Anglo-Saxon burial ground Greenwich

There aren’t many material traces of the Anglo-Saxons visible in London, at least within the bounds of the old medieval city. I can think of an arch in the church of All Hallows by the Tower, an altar stone at St Pancras Old Church, and, though this was made barely a decade before the Normans took power, a wooden door at Westminster Abbey. The Romans left more of a mark than the later Anglo-Saxons. But of course Londinium was the Roman’s provincial capital for most of its existence. The various Anglo-Saxon kingdoms that came after the Roman collapse didn’t have capital cities in the modern (or Roman) sense.

Anglo-Saxon London, called Lundenwic, was concentrated in the area of what is now Covent Garden and the Strand. Unlike in Roman times, this London was no administrative centre or military garrison. Lundenwic was a port and trading centre, a purely commercial settlement.
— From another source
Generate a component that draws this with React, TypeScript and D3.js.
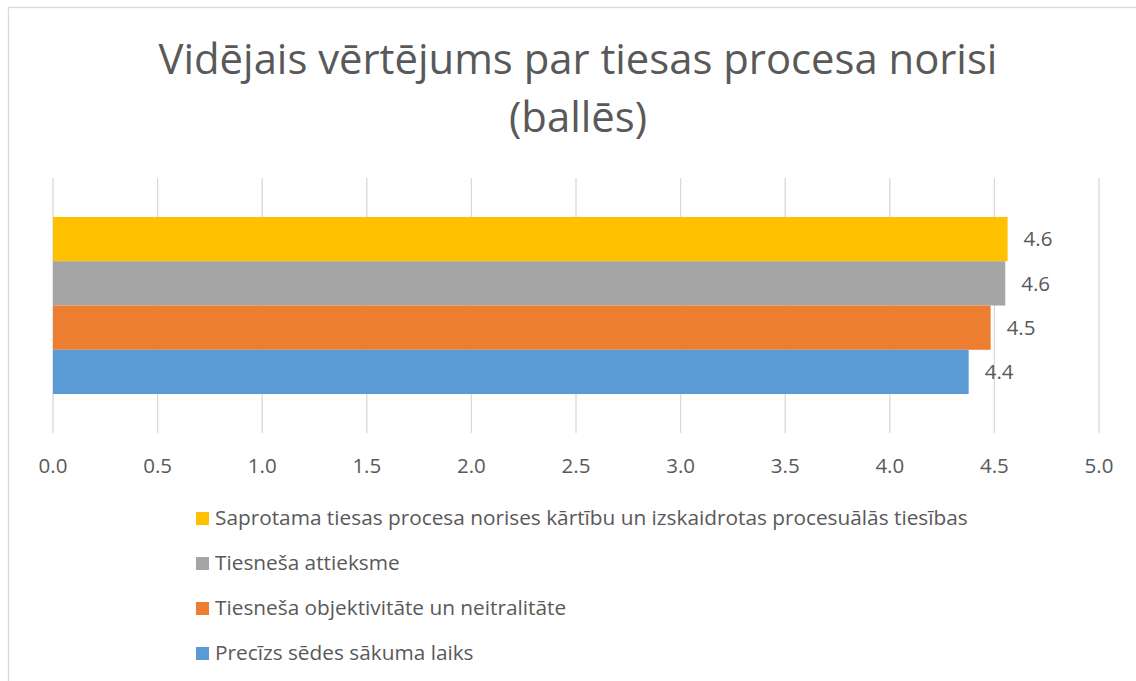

For unknown reasons, the walled city the Romano-Britons built seems to have been virtually shunned the ninth century, when Alfred the Great initiated a rebuilding and resettlement scheme. Those early Anglo-Saxons are such a mysterious lot in comparison with the Romans who preceded them.

Anglo-Saxon burial ground Greenwich

I said there weren’t many material traces visible, at least within the boundaries of medieval London. But further down the river at Greenwich, if you walk up to the top of the park, you can see a cluster of smallish mounds, like blisters on the surface of the greensward. These are the visible remains of a sizeable Anglo-Saxon cemetery.

There were about forty barrows here, dating to some time between the sixth and eighth centuries AD. It’s a pagan burial ground, from a time when Christianity was still trying to re-establish footholds in the island of Britain. The first recorded excavations of the barrows were carried out by Reverend James Douglas, in 1784, though there seems to have been an earlier excavation, in 1714, the results of which are not known. Douglas published his findings and the artefacts he unearthed included an iron spearhead, knife, shield boss, woollen textiles and glass beads.

Anglo-Saxon burial ground Greenwich

Those eighteenth century antiquarians wouldn’t have been the first to disturb the graves and if there were items of greater significance and value, they had long since been plundered. According to the Royal Parks website, ‘any surviving finds from that dig [by Douglas] should be in the Ashmolean Museum in Oxford’. ‘Should’ is an interesting choice of word, but I’m planning a trip to the Ashmolean soon, so I’ll see if there’s anything there.

A nineteenth-century reservoir scheme levelled about a dozen of the barrows and would have obliterated the lot, but fortunately a public outcry brought the work to a halt. So the site, albeit far from pristine, has survived to the present day. The recent heatwave has brought the mounds into shaper relief, as you can see from the photos I took this month.